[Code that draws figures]

- - - - -

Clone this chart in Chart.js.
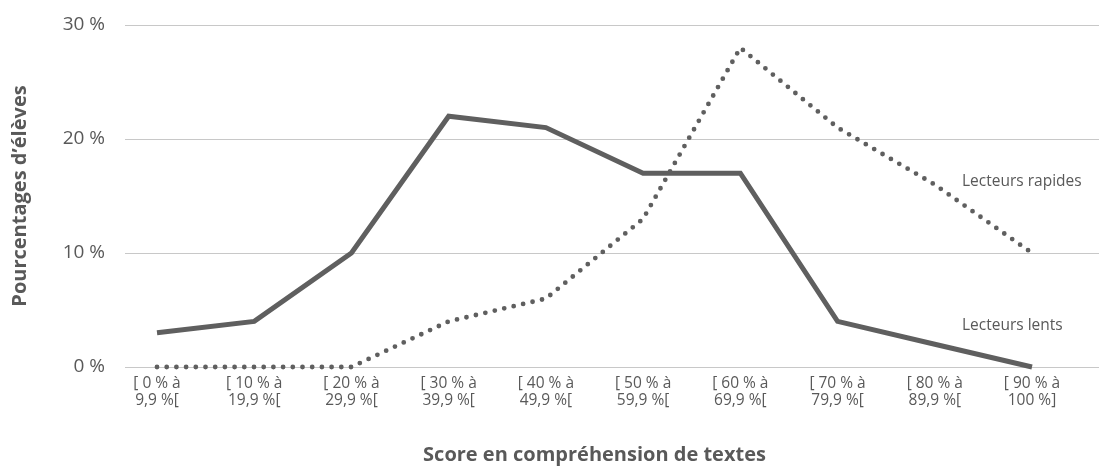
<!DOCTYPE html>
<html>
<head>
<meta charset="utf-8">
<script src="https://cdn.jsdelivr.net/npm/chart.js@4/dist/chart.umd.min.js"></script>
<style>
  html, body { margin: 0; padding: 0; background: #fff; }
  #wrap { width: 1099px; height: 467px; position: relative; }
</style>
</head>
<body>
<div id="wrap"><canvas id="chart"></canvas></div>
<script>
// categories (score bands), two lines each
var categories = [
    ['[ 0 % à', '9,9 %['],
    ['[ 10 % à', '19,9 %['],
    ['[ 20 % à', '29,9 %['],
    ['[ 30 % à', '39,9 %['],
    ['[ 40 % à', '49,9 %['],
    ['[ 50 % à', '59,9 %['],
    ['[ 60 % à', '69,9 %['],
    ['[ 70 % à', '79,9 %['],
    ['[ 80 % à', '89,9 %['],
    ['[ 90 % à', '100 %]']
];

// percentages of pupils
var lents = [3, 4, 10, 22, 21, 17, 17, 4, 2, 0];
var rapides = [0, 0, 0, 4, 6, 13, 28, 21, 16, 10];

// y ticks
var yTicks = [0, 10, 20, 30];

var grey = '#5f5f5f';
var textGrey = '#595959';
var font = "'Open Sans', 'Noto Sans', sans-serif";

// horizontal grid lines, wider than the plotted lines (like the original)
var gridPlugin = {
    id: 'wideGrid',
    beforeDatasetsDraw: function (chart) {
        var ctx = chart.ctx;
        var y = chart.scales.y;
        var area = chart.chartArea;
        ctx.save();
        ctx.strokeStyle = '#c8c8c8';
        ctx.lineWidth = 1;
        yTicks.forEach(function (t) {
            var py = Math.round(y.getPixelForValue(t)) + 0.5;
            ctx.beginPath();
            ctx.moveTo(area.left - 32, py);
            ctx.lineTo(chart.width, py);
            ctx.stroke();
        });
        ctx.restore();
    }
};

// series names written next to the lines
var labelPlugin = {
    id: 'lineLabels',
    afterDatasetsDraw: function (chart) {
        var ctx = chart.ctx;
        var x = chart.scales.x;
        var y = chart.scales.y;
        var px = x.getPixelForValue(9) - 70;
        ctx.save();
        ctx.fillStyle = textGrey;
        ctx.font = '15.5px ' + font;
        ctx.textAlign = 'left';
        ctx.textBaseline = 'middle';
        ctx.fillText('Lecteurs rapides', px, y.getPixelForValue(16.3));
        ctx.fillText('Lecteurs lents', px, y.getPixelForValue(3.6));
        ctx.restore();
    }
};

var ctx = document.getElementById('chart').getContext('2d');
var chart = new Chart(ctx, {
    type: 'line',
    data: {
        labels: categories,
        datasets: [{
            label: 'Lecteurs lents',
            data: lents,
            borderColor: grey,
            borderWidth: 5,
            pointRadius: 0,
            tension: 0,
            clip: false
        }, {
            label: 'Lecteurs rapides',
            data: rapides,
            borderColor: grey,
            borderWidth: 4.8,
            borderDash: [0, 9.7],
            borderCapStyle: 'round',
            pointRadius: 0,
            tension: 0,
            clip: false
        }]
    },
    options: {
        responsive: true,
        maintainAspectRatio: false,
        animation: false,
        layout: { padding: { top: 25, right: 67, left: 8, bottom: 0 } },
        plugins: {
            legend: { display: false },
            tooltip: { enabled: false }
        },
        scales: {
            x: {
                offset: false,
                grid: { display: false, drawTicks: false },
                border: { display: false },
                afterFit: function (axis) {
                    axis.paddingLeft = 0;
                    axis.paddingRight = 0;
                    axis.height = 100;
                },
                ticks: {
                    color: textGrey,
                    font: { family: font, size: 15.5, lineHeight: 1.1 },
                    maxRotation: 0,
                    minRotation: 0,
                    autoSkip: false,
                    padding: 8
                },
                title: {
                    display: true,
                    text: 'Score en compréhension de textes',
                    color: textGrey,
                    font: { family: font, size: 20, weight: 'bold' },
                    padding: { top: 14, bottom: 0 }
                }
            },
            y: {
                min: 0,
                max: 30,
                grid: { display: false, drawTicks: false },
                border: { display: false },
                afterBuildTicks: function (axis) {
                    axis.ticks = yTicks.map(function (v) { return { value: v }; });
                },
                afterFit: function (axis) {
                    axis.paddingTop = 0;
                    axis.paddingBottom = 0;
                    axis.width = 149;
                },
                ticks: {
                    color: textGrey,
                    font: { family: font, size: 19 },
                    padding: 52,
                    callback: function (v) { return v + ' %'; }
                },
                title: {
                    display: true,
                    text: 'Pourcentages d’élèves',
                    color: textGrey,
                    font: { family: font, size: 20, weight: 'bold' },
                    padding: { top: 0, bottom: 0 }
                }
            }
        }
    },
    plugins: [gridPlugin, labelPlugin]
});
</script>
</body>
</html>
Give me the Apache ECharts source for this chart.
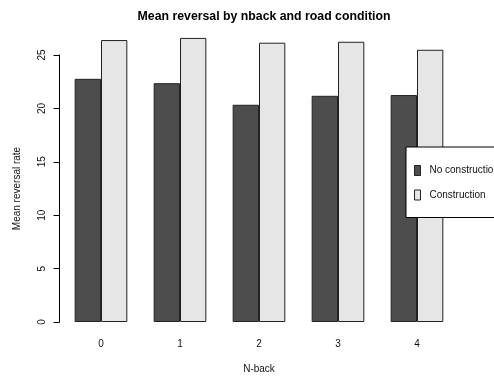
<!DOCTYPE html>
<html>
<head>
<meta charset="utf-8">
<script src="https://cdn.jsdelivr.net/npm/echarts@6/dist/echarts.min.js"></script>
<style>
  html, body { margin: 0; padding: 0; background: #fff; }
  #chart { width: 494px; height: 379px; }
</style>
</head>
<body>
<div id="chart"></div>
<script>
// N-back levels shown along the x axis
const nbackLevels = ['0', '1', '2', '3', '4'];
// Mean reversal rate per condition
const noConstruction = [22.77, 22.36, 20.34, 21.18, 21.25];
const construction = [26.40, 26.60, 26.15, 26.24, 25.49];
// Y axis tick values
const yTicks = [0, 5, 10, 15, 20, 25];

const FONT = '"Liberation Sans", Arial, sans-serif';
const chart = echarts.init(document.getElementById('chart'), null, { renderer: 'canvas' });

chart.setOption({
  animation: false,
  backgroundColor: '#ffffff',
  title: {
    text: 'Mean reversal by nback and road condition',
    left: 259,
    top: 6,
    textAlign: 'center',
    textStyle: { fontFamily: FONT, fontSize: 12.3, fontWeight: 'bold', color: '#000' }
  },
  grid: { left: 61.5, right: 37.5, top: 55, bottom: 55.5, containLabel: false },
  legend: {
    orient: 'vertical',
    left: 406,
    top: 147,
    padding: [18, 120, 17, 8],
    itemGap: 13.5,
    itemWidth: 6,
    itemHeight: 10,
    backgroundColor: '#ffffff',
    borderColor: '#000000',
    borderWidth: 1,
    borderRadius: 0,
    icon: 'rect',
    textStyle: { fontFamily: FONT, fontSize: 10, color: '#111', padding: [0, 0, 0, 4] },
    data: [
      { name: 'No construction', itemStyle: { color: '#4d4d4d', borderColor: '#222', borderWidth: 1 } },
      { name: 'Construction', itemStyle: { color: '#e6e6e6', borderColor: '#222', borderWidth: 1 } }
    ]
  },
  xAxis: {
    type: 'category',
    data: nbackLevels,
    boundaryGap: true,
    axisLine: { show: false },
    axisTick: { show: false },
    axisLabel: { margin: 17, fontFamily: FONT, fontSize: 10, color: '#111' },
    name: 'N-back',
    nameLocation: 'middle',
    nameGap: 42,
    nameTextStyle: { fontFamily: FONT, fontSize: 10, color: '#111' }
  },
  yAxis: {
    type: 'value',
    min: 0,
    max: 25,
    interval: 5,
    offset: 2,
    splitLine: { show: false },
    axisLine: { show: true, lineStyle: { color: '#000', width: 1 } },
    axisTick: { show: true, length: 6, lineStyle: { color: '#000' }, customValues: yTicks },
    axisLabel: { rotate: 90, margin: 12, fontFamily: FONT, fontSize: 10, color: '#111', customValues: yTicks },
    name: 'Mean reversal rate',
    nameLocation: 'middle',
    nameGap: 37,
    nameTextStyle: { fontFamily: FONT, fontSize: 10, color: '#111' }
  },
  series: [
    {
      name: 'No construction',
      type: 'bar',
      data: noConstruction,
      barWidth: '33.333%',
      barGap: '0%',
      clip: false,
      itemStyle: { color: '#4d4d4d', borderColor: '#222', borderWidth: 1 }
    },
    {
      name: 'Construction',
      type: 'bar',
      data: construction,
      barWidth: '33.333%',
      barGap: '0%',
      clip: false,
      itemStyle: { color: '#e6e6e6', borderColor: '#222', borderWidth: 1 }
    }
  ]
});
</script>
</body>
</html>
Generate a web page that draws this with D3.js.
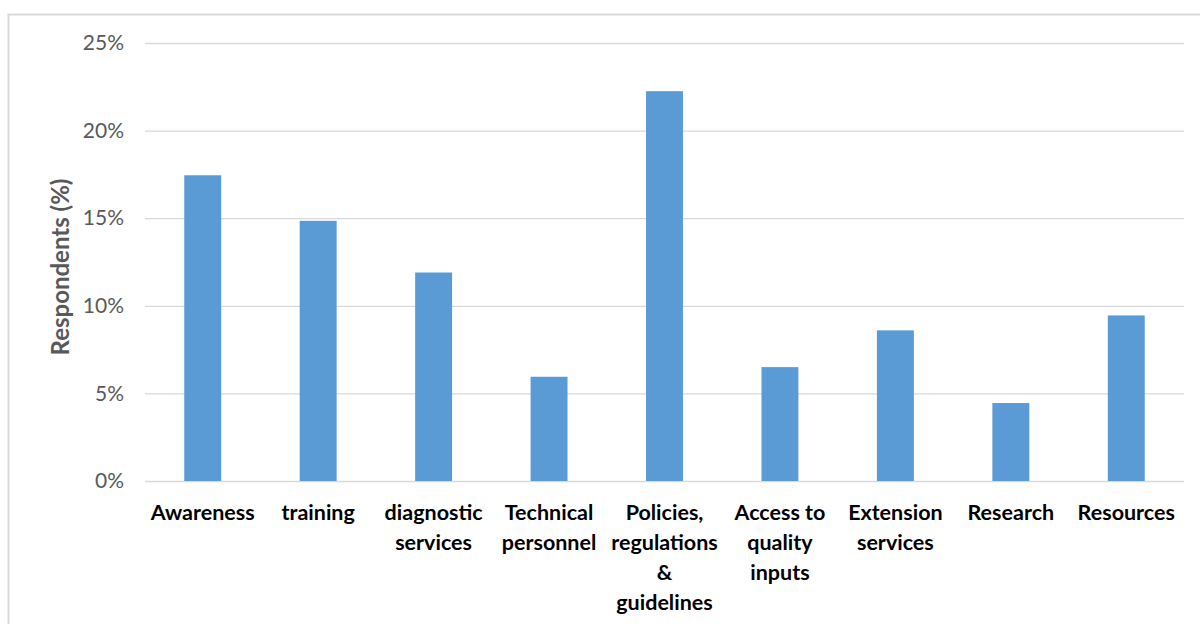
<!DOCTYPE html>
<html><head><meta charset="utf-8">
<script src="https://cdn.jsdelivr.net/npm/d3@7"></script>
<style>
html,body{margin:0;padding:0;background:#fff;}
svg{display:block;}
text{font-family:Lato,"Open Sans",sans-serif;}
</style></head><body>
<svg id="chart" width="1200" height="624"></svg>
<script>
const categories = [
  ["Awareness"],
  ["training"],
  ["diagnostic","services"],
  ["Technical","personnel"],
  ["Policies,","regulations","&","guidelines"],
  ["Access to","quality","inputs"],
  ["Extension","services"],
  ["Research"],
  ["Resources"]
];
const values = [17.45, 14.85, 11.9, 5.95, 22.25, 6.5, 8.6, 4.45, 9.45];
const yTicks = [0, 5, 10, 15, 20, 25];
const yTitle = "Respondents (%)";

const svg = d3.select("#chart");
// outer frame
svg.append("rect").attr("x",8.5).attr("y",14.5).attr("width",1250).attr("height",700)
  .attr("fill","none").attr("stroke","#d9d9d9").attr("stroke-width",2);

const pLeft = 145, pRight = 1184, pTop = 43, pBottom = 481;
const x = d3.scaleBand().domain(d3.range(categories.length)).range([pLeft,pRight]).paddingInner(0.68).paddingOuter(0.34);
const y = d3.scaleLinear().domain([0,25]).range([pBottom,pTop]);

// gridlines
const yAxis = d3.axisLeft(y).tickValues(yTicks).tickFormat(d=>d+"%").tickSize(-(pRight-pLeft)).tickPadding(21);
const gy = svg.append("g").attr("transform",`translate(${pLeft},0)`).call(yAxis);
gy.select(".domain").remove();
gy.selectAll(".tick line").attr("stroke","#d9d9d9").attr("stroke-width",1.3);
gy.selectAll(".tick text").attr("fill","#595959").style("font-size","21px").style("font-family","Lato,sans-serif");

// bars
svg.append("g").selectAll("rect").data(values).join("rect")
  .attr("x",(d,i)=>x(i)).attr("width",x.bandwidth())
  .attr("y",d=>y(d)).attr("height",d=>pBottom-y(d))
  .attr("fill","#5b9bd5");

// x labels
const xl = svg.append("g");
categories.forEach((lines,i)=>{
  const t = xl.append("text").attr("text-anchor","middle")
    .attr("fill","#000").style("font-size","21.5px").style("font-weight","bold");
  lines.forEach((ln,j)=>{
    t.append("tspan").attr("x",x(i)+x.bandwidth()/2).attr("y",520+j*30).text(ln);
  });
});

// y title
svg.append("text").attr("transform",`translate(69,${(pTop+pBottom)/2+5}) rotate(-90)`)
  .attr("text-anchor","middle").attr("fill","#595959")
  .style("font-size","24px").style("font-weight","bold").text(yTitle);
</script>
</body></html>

- - - - -

Collect each line containing the string "this".

SOLVED PROBLEM:
Clone this chart in Chart.js.
Give me the Apache ECharts source for this chart.
Generate a web page that draws this with D3.js.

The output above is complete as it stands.